Song Meaning
The lyrics immediately plunge into a tense confrontation, hinting at past mistakes and a struggle with destructive habits. A narrator confronts someone, initially framed as a "boy," about their inability to change. The core conflict revolves around a conditional love and the narrator's refusal to forget past hurts.
The central emotional tension lies in the clash between a stated desire for change ("I want to change") and the destructive cycle of addiction, symbolized by "that glass." The narrator's unwavering memory ("If you think I will forget what happened") directly challenges the other person's continued reliance on the habit, creating a painful stalemate where the past refuses to stay buried.
The most striking craft element is the conditional phrasing in the chorus, particularly "If you only love her smile / When you're sober." This isn't just a statement; it's an almost accusatory challenge that exposes the hollowness of a love contingent on sobriety. The repeated "grab that glass again" and "drink it again" transforms the act of drinking from a simple habit into a symbolic act of forgetting and disrespect, directly defying the narrator's pain.

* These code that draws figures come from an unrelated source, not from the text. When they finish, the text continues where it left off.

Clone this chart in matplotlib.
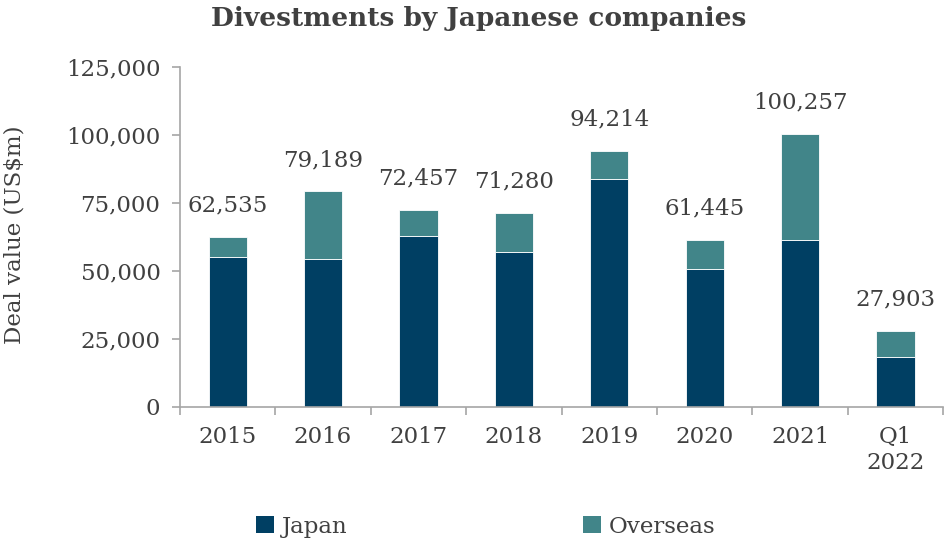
import matplotlib
matplotlib.use("Agg")
import matplotlib.pyplot as plt
from matplotlib.ticker import FuncFormatter, FixedLocator
from matplotlib.patches import Patch
import numpy as np

categories = ["2015", "2016", "2017", "2018", "2019", "2020", "2021", "Q1\n2022"]
totals = [62535, 79189, 72457, 71280, 94214, 61445, 100257, 27903]
japan = [55100, 54300, 62700, 56900, 83800, 50700, 61300, 18400]
overseas = [t - j for t, j in zip(totals, japan)]

c_japan = "#003F63"
c_over = "#418589"
txt = "#404040"
axc = "#A6A6A6"
fs = 16.5

plt.rcParams["font.family"] = ["DejaVu Serif"]

fig = plt.figure(figsize=(9.47, 5.42), dpi=100)
ax = fig.add_axes([0.190, 0.2496, 0.806, 0.627])

x = np.arange(len(categories))
ax.bar(x, japan, width=0.4, color=c_japan, edgecolor="white", linewidth=0.6)
ax.bar(x, overseas, bottom=japan, width=0.4, color=c_over, edgecolor="white", linewidth=0.6)

for xi, t in zip(x, totals):
    ax.text(xi, t + 7500, f"{t:,}", ha="center", va="bottom", fontsize=fs, color=txt)

ax.set_xlim(-0.5, len(categories) - 0.5)
ax.set_ylim(0, 125000)
ax.set_yticks(np.arange(0, 125001, 25000))
ax.yaxis.set_major_formatter(FuncFormatter(lambda v, p: f"{int(v):,}"))
ax.set_xticks(x)
ax.set_xticklabels(categories)
ax.xaxis.set_minor_locator(FixedLocator(np.arange(-0.5, len(categories), 1.0)))
ax.tick_params(axis="x", which="major", length=0, pad=14, labelsize=fs, labelcolor=txt)
ax.tick_params(axis="x", which="minor", length=6, color=axc, width=1.2)
ax.tick_params(axis="y", which="major", length=6, color=axc, width=1.2, pad=8, labelsize=fs, labelcolor=txt)

for s in ["top", "right"]:
    ax.spines[s].set_visible(False)
for s in ["left", "bottom"]:
    ax.spines[s].set_color(axc)
    ax.spines[s].set_linewidth(1.2)

ax.set_ylabel("Deal value (US$m)", fontsize=fs, color=txt)
ax.yaxis.set_label_coords(-0.202, 0.505)

fig.text(0.506, 0.965, "Divestments by Japanese companies", ha="center", va="center",
         fontsize=19, fontweight="bold", color=txt)

handles = [Patch(facecolor=c_japan, label="Japan"), Patch(facecolor=c_over, label="Overseas")]
fig.legend(handles=handles, loc="center", bbox_to_anchor=(0.513, 0.028), ncol=2,
           frameon=False, fontsize=fs, labelcolor=txt, columnspacing=10.3,
           handlelength=0.75, handleheight=0.75, handletextpad=0.35)

fig.savefig("out.png", dpi=100)
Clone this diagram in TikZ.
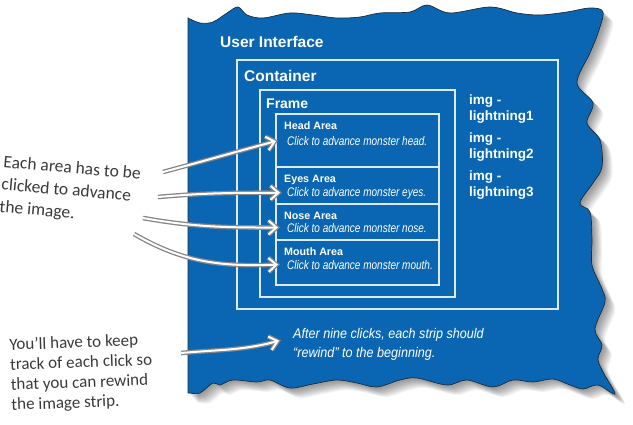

These lyrics are effective because they capture the raw, cyclical nature of dealing with someone caught in a destructive loop. The shift from the initial, almost sympathetic "just a boy" to the sharp, defiant "If you think I will forget" reveals a deep well of unresolved pain. The passage of "Years have passed," only for the same patterns to resurface, underscores the enduring emotional toll, making the narrator's "tearing me apart" feel viscerally earned.